Due to not exactly best design that cannot be changed now, I have a bit of a difficult situation. I am logging some resource consumption, think RAM for example, per process/computer in an interval. The interval is not 100% precise however.
The table of event logs may look like this, here I am using hour fractions from some arbitrary moment as an example, not UTC timestamp, which is actually used.
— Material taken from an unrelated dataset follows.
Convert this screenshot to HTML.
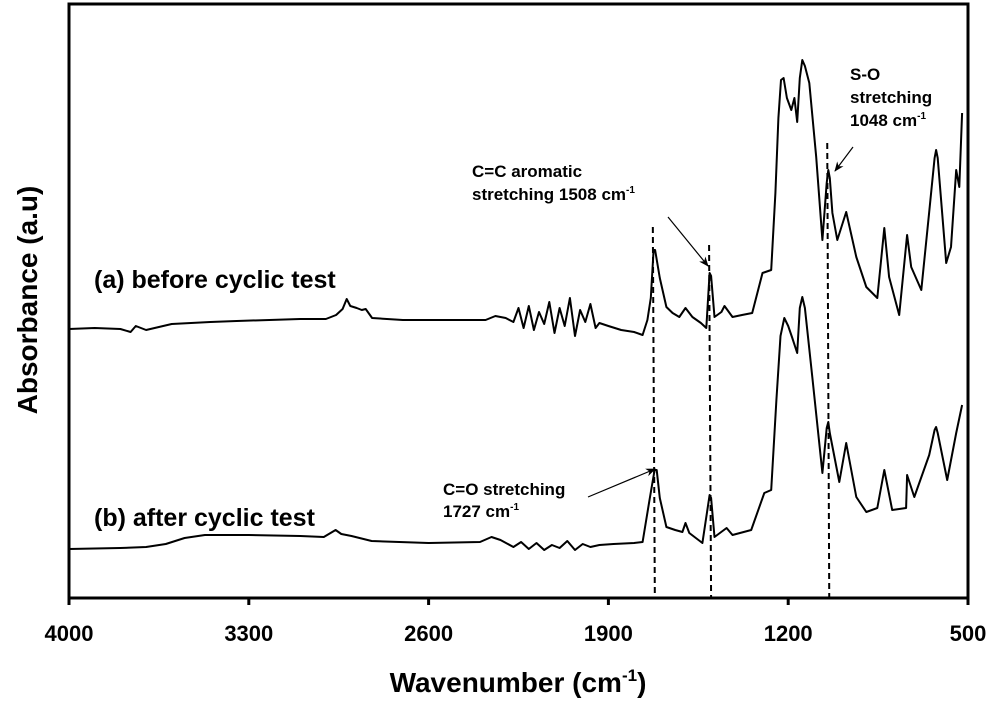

| timestamp | ID of source | ID of system | resource usage |
|---|---|---|---|
| 0 | server 1 | mysystem | 100 |
| 0.01 | server 2 | mysystem | 50 |
| 0.02 | server 3 | mysystem | 10 |
| 7.99 | server 1 | mysystem | 40 |
| 8.01 | server 2 | mysystem | 30 |
| 8.01 | server 3 | mysystem | 20 |
My task is to provide usage for each system, which can have multiple of these servers that independently log their usage. The naive idea I originally implemented was to divide my timestamp by the logging interval and then sum records that have same timestamp and ID of system. The table above illustrates perfectly why that won't work. If I am logging each 8 hours, but there is slight offset, wrong values will be grouped.
You could think round() instead of floor() division would help - but different systems have started logging at different times, so there is also constant offset from the 8 hour interval.
What do you propose to group those records, so that I have accurate grouping?